How Did Challenge Coins Start?

Some of the first known stories go back to the Roman Empire, when soldiers were given coins to honor significant achievements. During the Renaissance Age, nobles had “Portrait Medals” made with their family crest on one side and the image of a patron on the other side. However, there is a lot more to the history of challenge coins.

Military Tradition

Today, one of the most popular military traditions is the distribution of a challenge coin to show affiliation with a soldier’s unit or to acknowledge an achievement. Non-military groups have also adopted a similar concept to honor an outstanding employee, for example. There is no known time period when coins were first used in the military as challenge coins, but the topic has been widely debated and there are several popular stories throughout history where coins have been used to recognize achievements and denote military affiliation.

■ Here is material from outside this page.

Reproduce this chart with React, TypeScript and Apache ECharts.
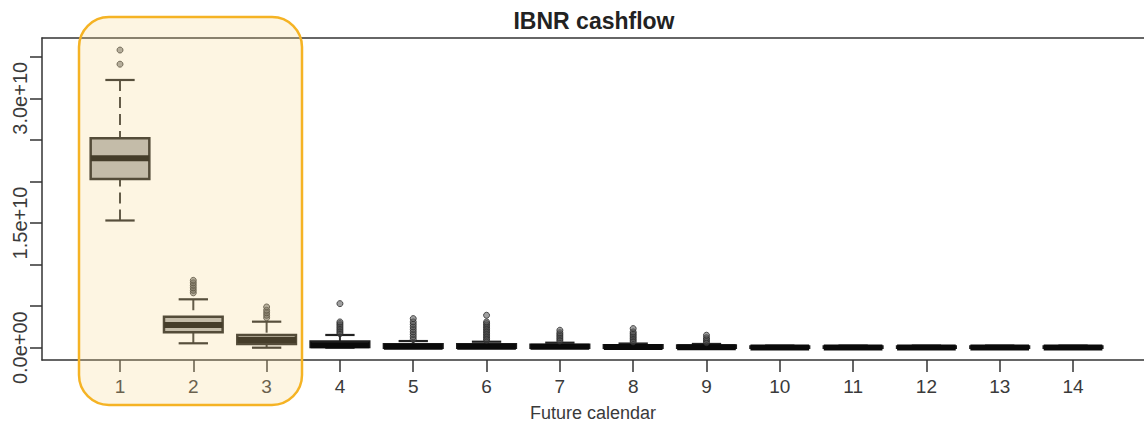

The Origins of the Challenge Coin

At the beginning of WWI, many Americans dropped out of prestigious universities to join the war effort. One wealthy lieutenant ordered medallions struck in solid bronze for his unit and carried his in a leather pouch around his neck. On one of his first missions his aircraft was taken down by German soldiers, who took all of his personal belongings, except his leather pouch. He was taken to a small French town near the front lines and escaped during a night bombardment. He concealed his identity with civilian attire and made his way to a French outpost before he was re-captured by enemy soldiers suspicious of his accent. The lieutenant presented the leather pouch with this medallion to his captors, buying himself the time to prove his identity and escape execution. He was then presented with a bottle of wine! The lieutenant’s squadron later required all members to carry their medallion or coin, and anyone who did not carry it were required to buy a drink for whomever asked to see it.

Challenge coins were used by Office of Strategic Service personnel who were deployed in Nazi held France during WWII. Similarly, Jim Harrington proposed what he called a Jolly sixpence club among the junior officers of the 107th Infantry. These coins were simply a local coin used as “bona fides” during a personal meeting to help verify a person’s identity. To prevent infiltration by spies, members’ coins needed to be a certain type and display the coin date before members could be admitted.

Other legends suggest the use of challenge coins originating after the Korea or Vietnam wars. Colonel William “Buffalo Bill” Quinn, of the 17th Infantry Regiment had custom challenge coins made for his fellow soldiers in the 1950s. Colonel Verne Green, commander of the 10th Special Forces Group-A, embraced the idea in 1969. He had a special challenge coin struck with the unit’s crest and motto. Until the 1980s, the 10th Special Forces Group-A was the only unit with an active challenge coin tradition. There is another WWII story about an American soldier that used a custom a Philippine solid silver coin stamped on one side with the unit insignia to rendezvous with Philippine guerrillas. The coin was used to assure guerrillas that the soldier was their valid contact for missions against the Japanese.

Over the past few decades the military challenge coin tradition has spread to every branch of service, and even to non-military organizations, corporations, dignitaries and events. Currently, challenge coins are given to military members upon joining a unit, as an award, and are sometimes sold to commemorate a special occasion or as a fundraiser. Regardless of how challenge coins started, the core tradition has led to a great bond among service men and women and their supporters.